EXERCISE AIM: Pictures excluded, return the lines below from the first through the line holding "const chartData = CATEGORIES.map((name, i)".

## Begin DATA ROWS

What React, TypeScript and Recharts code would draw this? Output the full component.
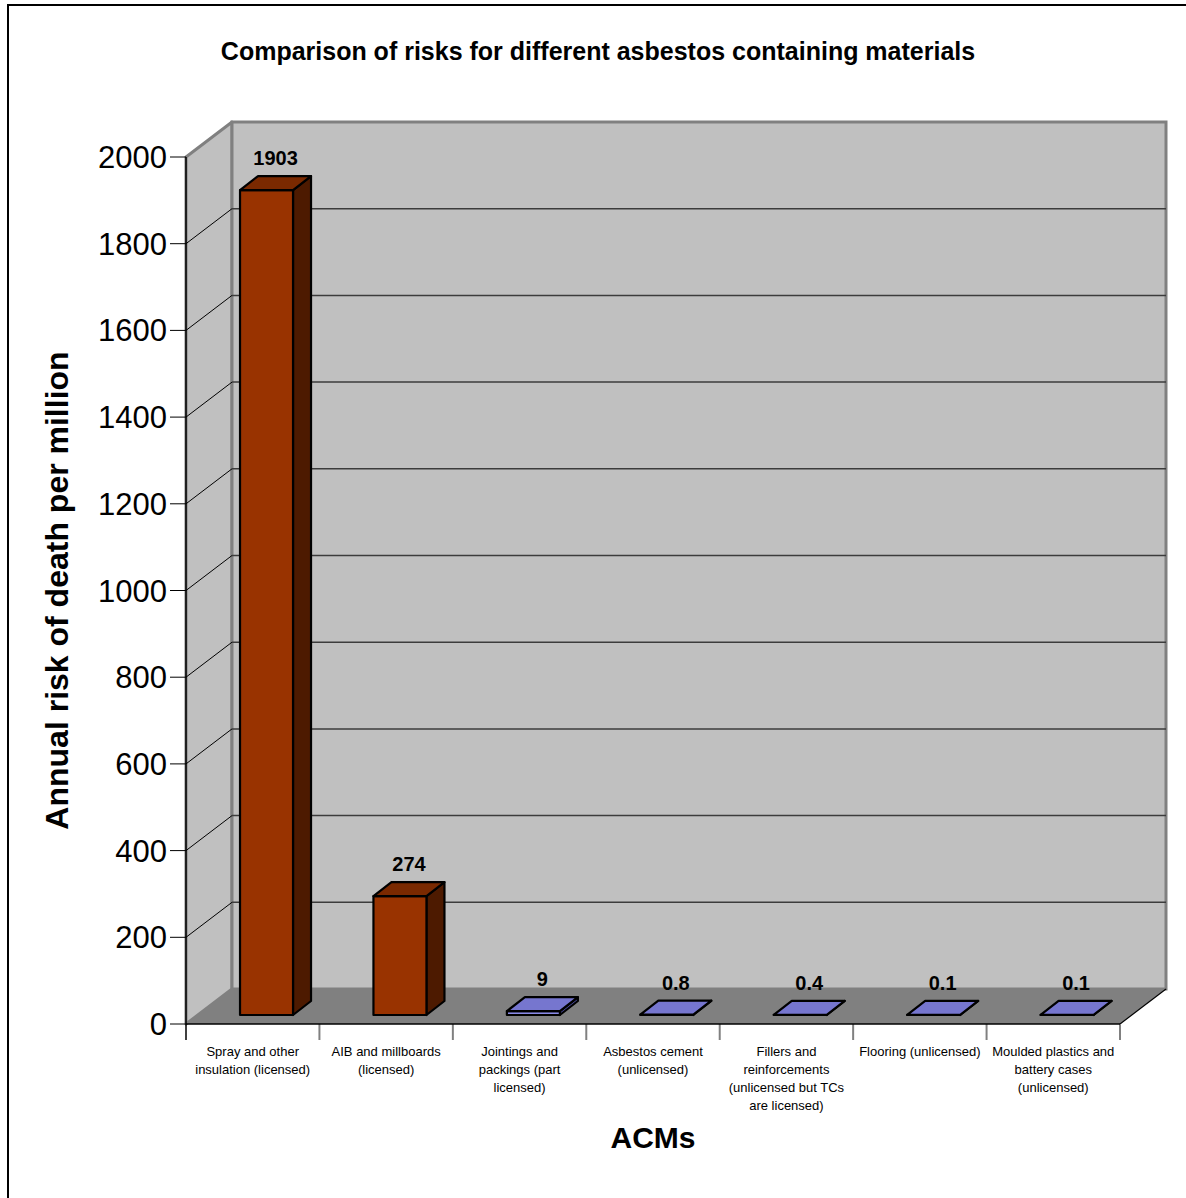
import React from 'react';
import {
  BarChart,
  Bar,
  XAxis,
  YAxis,
  CartesianGrid,
  ReferenceArea,
  LabelList,
} from 'recharts';

// ---------- data ----------
const CATEGORIES: string[] = [
  'Spray and other\ninsulation (licensed)',
  'AIB and millboards\n(licensed)',
  'Jointings and\npackings (part\nlicensed)',
  'Asbestos cement\n(unlicensed)',
  'Fillers and\nreinforcements\n(unlicensed but TCs\nare licensed)',
  'Flooring (unlicensed)',
  'Moulded plastics and\nbattery cases\n(unlicensed)',
];
const RISK_VALUES: number[] = [1903, 274, 9, 0.8, 0.4, 0.1, 0.1];
const Y_TICKS: number[] = [0, 200, 400, 600, 800, 1000, 1200, 1400, 1600, 1800, 2000];
const TITLE = 'Comparison of risks for different asbestos containing materials';
const Y_TITLE = 'Annual risk of death per million';
const X_TITLE = 'ACMs';

const chartData = CATEGORIES.map((name, i) => ({ name, value: RISK_VALUES[i] }));

// ---------- styling ----------
const FONT = "'Liberation Sans', Arial, Helvetica, sans-serif";
const WALL_DX = 46;
const WALL_DY = 35;
const BAR_FX = 14;
const BAR_FY = 9;
const BAR_DX = 18;
const BAR_DY = 14;
const BROWN = { front: '#993300', top: '#7A2900', side: '#4D1A00' };
const BLUE = { front: '#8A8AE6', top: '#7676CF', side: '#4B4B99' };
const paletteFor = (i: number) => (i < 2 ? BROWN : BLUE);

const Walls = (props: any) => {
  const { x, y, width, height } = props;
  const b = y + height;
  const r = x + width;
  return (
    <g>
      <polygon
        points={`${x},${y} ${x + WALL_DX},${y - WALL_DY} ${x + WALL_DX},${b - WALL_DY} ${x},${b}`}
        fill="#C0C0C0"
        stroke="#808080"
        strokeWidth={3}
        strokeLinejoin="round"
      />
      <rect x={x + WALL_DX} y={y - WALL_DY} width={width} height={height} fill="#C0C0C0" stroke="#808080" strokeWidth={3} />
      <polygon
        points={`${x},${b} ${r},${b} ${r + WALL_DX},${b - WALL_DY} ${x + WALL_DX},${b - WALL_DY}`}
        fill="#808080"
      />
      <line x1={r} y1={b} x2={r + WALL_DX} y2={b - WALL_DY} stroke="#000" strokeWidth={1.2} />
    </g>
  );
};

const GridLine = (p: any) => {
  const { x1, y1, x2, index } = p;
  let edge = false;
  if (typeof p.y === 'number' && typeof p.height === 'number') {
    edge = Math.abs(y1 - p.y) < 0.5 || Math.abs(y1 - (p.y + p.height)) < 0.5;
  } else {
    edge = index === 0 || index === Y_TICKS.length - 1;
  }
  if (edge) return <g key={p.key} />;
  return (
    <g key={p.key}>
      <line x1={x1} y1={y1} x2={x1 + WALL_DX} y2={y1 - WALL_DY} stroke="#000" strokeWidth={1} />
      <line x1={x1 + WALL_DX} y1={y1 - WALL_DY} x2={x2 + WALL_DX} y2={y1 - WALL_DY} stroke="#3C3C3C" strokeWidth={1.5} />
    </g>
  );
};

const XTickMark = (p: any) => {
  const bottom = Math.max(p.y1, p.y2);
  const first = p.index === 0;
  return (
    <line
      key={p.key}
      x1={p.x1}
      y1={bottom}
      x2={p.x1}
      y2={bottom + 16}
      stroke={first ? '#000' : '#808080'}
      strokeWidth={first ? 1.5 : 2}
    />
  );
};

const boundaryGenerator = ({ xAxis, offset }: any) => {
  const s = xAxis && xAxis.scale;
  if (typeof s === 'function' && typeof s.bandwidth === 'function') {
    const bw = s.bandwidth();
    const xs = CATEGORIES.map((c) => s(c));
    if (xs.every((v) => typeof v === 'number' && !isNaN(v))) {
      return [...xs, xs[xs.length - 1] + bw];
    }
  }
  const n = CATEGORIES.length;
  return [...CATEGORIES.map((_, i) => offset.left + (i * offset.width) / n), offset.left + offset.width];
};

const Bar3D = (props: any) => {
  const { x, y, width, height, index } = props;
  const pal = paletteFor(index);
  const h = Math.max(height, 0);
  const fx = x + BAR_FX;
  const fy = y - BAR_FY;
  const bottom = fy + h;
  return (
    <g>
      <polygon
        points={`${fx + width},${fy} ${fx + width + BAR_DX},${fy - BAR_DY} ${fx + width + BAR_DX},${bottom - BAR_DY} ${fx + width},${bottom}`}
        fill={pal.side}
        stroke="#000"
        strokeWidth={2.2}
        strokeLinejoin="round"
      />
      <rect x={fx} y={fy} width={width} height={h} fill={pal.front} stroke="#000" strokeWidth={2.2} strokeLinejoin="round" />
      <polygon
        points={`${fx},${fy} ${fx + BAR_DX},${fy - BAR_DY} ${fx + width + BAR_DX},${fy - BAR_DY} ${fx + width},${fy}`}
        fill={pal.top}
        stroke="#000"
        strokeWidth={2.2}
        strokeLinejoin="round"
      />
    </g>
  );
};

const ValueLabel = (props: any) => {
  const { x, y, width, value } = props;
  const cx = x + BAR_FX + width / 2 + BAR_DX / 2;
  const cy = y - BAR_FY - BAR_DY - 18;
  return (
    <text x={cx} y={cy + 7} textAnchor="middle" fontFamily={FONT} fontWeight="bold" fontSize={20} fill="#000">
      {String(value)}
    </text>
  );
};

const CatTick = (props: any) => {
  const { x, y, payload } = props;
  const lines = String(payload.value).split('\n');
  return (
    <text x={x} y={y} textAnchor="middle" fontFamily={FONT} fontSize={13} fill="#000">
      {lines.map((l, i) => (
        <tspan key={i} x={x} y={y + 32 + i * 18}>
          {l}
        </tspan>
      ))}
    </text>
  );
};

const YTitle = (props: any) => {
  const vb = props.viewBox || {};
  const cx = vb.x + 51;
  const cy = vb.y + vb.height / 2;
  return (
    <text
      x={cx}
      y={cy}
      transform={`rotate(-90 ${cx} ${cy})`}
      textAnchor="middle"
      dominantBaseline="central"
      fontFamily={FONT}
      fontWeight="bold"
      fontSize={32}
      fill="#000"
    >
      {Y_TITLE}
    </text>
  );
};

const XTitle = (props: any) => {
  const vb = props.viewBox || {};
  const cx = vb.x + vb.width / 2;
  const cy = vb.y + 113;
  return (
    <text x={cx} y={cy + 11} textAnchor="middle" fontFamily={FONT} fontWeight="bold" fontSize={30} fill="#000">
      {X_TITLE}
    </text>
  );
};

function XTitleLabel(props: any) {
  return <XTitle {...props} />;
}
function YTitleLabel(props: any) {
  return <YTitle {...props} />;
}

export default function App() {
  return (
    <div style={{ position: 'absolute', left: 0, top: 0, width: 1186, height: 1198, overflow: 'hidden', background: '#fff' }}>
      <div
        style={{
          position: 'absolute',
          left: 7,
          top: 4,
          width: 1200,
          height: 1210,
          borderLeft: '2px solid #000',
          borderTop: '2px solid #000',
        }}
      />
      <div
        style={{
          position: 'absolute',
          left: 0,
          top: 36,
          width: 1196,
          textAlign: 'center',
          fontFamily: FONT,
          fontWeight: 'bold',
          fontSize: 25,
          lineHeight: '30px',
          color: '#000',
        }}
      >
        {TITLE}
      </div>
      <div style={{ position: 'absolute', left: 0, top: 0 }}>
        <BarChart
          width={1186}
          height={1198}
          data={chartData}
          margin={{ top: 157, right: 66, bottom: 44, left: 6 }}
          barCategoryGap="30%"
        >
          <ReferenceArea y1={0} y2={2000} ifOverflow="visible" shape={<Walls />} zIndex={-200} />
          <CartesianGrid
            zIndex={-50}
            horizontal={(p: any) => <GridLine {...p} />}
            vertical={(p: any) => <XTickMark {...p} />}
            verticalCoordinatesGenerator={boundaryGenerator}
          />
          <XAxis
            dataKey="name"
            interval={0}
            height={130}
            tickLine={false}
            tickSize={0}
            tickMargin={0}
            axisLine={{ stroke: '#000', strokeWidth: 1.5 }}
            tick={<CatTick />}
            label={<XTitleLabel />}
          />
          <YAxis
            type="number"
            domain={[0, 2000]}
            ticks={Y_TICKS}
            interval={0}
            allowDataOverflow
            width={180}
            tick={{ fontSize: 31, fill: '#000', fontFamily: FONT }}
            tickLine={{ stroke: '#000', strokeWidth: 1 }}
            tickSize={16}
            tickMargin={3}
            axisLine={{ stroke: '#000', strokeWidth: 1.5 }}
            label={<YTitleLabel />}
          />
          <Bar dataKey="value" isAnimationActive={false} shape={(p: any) => <Bar3D {...p} />}>
            <LabelList dataKey="value" content={(p: any) => <ValueLabel {...p} />} />
          </Bar>
        </BarChart>
      </div>
    </div>
  );
}
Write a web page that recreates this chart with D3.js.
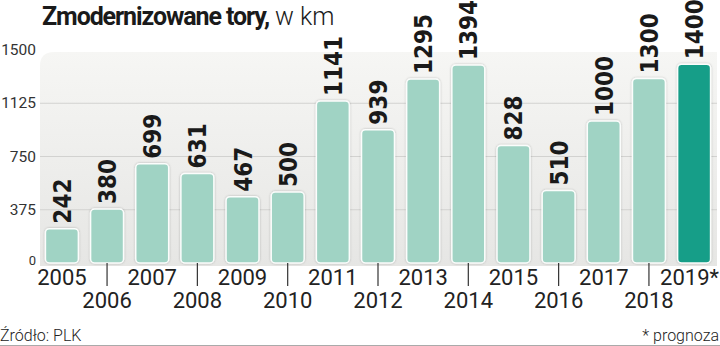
<!DOCTYPE html>
<html>
<head>
<meta charset="utf-8">
<script src="https://cdn.jsdelivr.net/npm/d3@7"></script>
<style>
  body { margin: 0; background: #fff; }
  svg { display: block; }
</style>
</head>
<body>
<svg id="chart" width="720" height="346"></svg>
<script>
// dane
const years = ["2005", "2006", "2007", "2008", "2009", "2010", "2011", "2012",
  "2013", "2014", "2015", "2016", "2017", "2018", "2019*"];
const values = [242, 380, 699, 631, 467, 500, 1141, 939, 1295, 1394, 828, 510, 1000, 1300, 1400];
const yTicks = [0, 375, 750, 1125, 1500];
const forecastYear = "2019*";

const svg = d3.select("#chart");

const x = d3.scaleBand().domain(years).range([40, 716]).paddingInner(0.27).paddingOuter(0.12);
const y = d3.scaleLinear().domain([0, 1500]).range([263, 50]);

// tlo z gradientem
const defs = svg.append("defs");
const grad = defs.append("linearGradient").attr("id", "bg").attr("x1", 0).attr("y1", 0).attr("x2", 0).attr("y2", 1);
grad.append("stop").attr("offset", "0%").attr("stop-color", "#f6f6f4");
grad.append("stop").attr("offset", "100%").attr("stop-color", "#e6e6e4");

const shadow = defs.append("filter").attr("id", "shadow").attr("x", "-20%").attr("y", "-20%").attr("width", "140%").attr("height", "140%");
shadow.append("feDropShadow").attr("dx", 0).attr("dy", 0).attr("stdDeviation", 1.2)
  .attr("flood-color", "#000").attr("flood-opacity", 0.25);

svg.append("path")
  .attr("d", "M40,266 L40,66 Q40,52 54,52 L717,52 L717,266 Z")
  .attr("fill", "url(#bg)");

// linie siatki
svg.append("g").selectAll("line")
  .data(yTicks.filter(d => d > 0 && d < 1500))
  .join("line")
  .attr("x1", 40).attr("x2", 717)
  .attr("y1", d => y(d)).attr("y2", d => y(d))
  .attr("stroke", "#d2d2d0").attr("stroke-width", 1);

// os Y
svg.append("g").selectAll("text")
  .data(yTicks)
  .join("text")
  .attr("x", 36)
  .attr("y", d => d === 0 ? y(d) + 2 : y(d) + 5)
  .attr("text-anchor", "end")
  .attr("font-family", "Roboto, sans-serif")
  .attr("font-size", d => d === 0 ? 13 : 15.5)
  .attr("fill", "#333")
  .text(d => d);

// slupki
svg.append("g").selectAll("rect")
  .data(values)
  .join("rect")
  .attr("x", (d, i) => x(years[i]))
  .attr("y", d => y(d))
  .attr("width", x.bandwidth())
  .attr("height", d => y(0) - y(d))
  .attr("rx", 4)
  .attr("fill", (d, i) => years[i] === forecastYear ? "#179e88" : "#a0d3c4")
  .attr("stroke", "#fbfdfc")
  .attr("stroke-width", 1.5)
  .attr("filter", "url(#shadow)");

// wartosci
svg.append("g").selectAll("text")
  .data(values)
  .join("text")
  .attr("transform", (d, i) => `translate(${x(years[i]) + x.bandwidth() / 2 + 9},${y(d) - 5}) rotate(-90)`)
  .attr("font-family", "'DejaVu Sans Condensed', 'DejaVu Sans', sans-serif")
  .attr("font-stretch", "condensed")
  .attr("font-weight", "bold")
  .attr("font-size", 24)
  .attr("fill", "#1a1a1a")
  .text(d => d);

// lata
const xg = svg.append("g").attr("font-family", "Roboto, sans-serif").attr("font-size", 22).attr("fill", "#222");
years.forEach((yr, i) => {
  const cx = x(yr) + x.bandwidth() / 2;
  if (i % 2 === 0) {
    const last = i === years.length - 1;
    xg.append("text")
      .attr("x", last ? 719 : cx)
      .attr("y", 285)
      .attr("text-anchor", last ? "end" : "middle")
      .text(yr);
  } else {
    xg.append("line").attr("x1", cx).attr("x2", cx).attr("y1", 263).attr("y2", 286)
      .attr("stroke", "#333").attr("stroke-width", 1.2);
    xg.append("text").attr("x", cx).attr("y", 308).attr("text-anchor", "middle").text(yr);
  }
});

// tytul
const title = svg.append("text").attr("x", 42).attr("y", 25).attr("font-family", "Roboto, sans-serif").attr("fill", "#1a1a1a");
title.append("tspan").attr("font-weight", "bold").attr("font-size", 25).attr("letter-spacing", -1.1).text("Zmodernizowane tory,");
title.append("tspan").attr("font-size", 25).attr("font-weight", 300).attr("dx", 6).text("w km");

// stopka
svg.append("text").attr("x", 0).attr("y", 341).attr("font-family", "Roboto, sans-serif").attr("font-size", 16).attr("font-weight", 300).attr("fill", "#222").text("Źródło: PLK");
svg.append("text").attr("x", 719).attr("y", 341).attr("text-anchor", "end").attr("font-family", "Roboto, sans-serif").attr("font-size", 16).attr("font-weight", 300).attr("fill", "#222").text("* prognoza");
svg.append("line").attr("x1", 0).attr("x2", 720).attr("y1", 345.5).attr("y2", 345.5).attr("stroke", "#aaa").attr("stroke-width", 1);
</script>
</body>
</html>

## End DATA ROWS

WRITTEN REPLY:
What React, TypeScript and Recharts code would draw this? Output the full component.
import React from 'react';
import {
  BarChart,
  Bar,
  XAxis,
  YAxis,
  CartesianGrid,
  ReferenceArea,
  LabelList,
} from 'recharts';

// ---------- data ----------
const CATEGORIES: string[] = [
  'Spray and other\ninsulation (licensed)',
  'AIB and millboards\n(licensed)',
  'Jointings and\npackings (part\nlicensed)',
  'Asbestos cement\n(unlicensed)',
  'Fillers and\nreinforcements\n(unlicensed but TCs\nare licensed)',
  'Flooring (unlicensed)',
  'Moulded plastics and\nbattery cases\n(unlicensed)',
];
const RISK_VALUES: number[] = [1903, 274, 9, 0.8, 0.4, 0.1, 0.1];
const Y_TICKS: number[] = [0, 200, 400, 600, 800, 1000, 1200, 1400, 1600, 1800, 2000];
const TITLE = 'Comparison of risks for different asbestos containing materials';
const Y_TITLE = 'Annual risk of death per million';
const X_TITLE = 'ACMs';

const chartData = CATEGORIES.map((name, i) => ({ name, value: RISK_VALUES[i] }));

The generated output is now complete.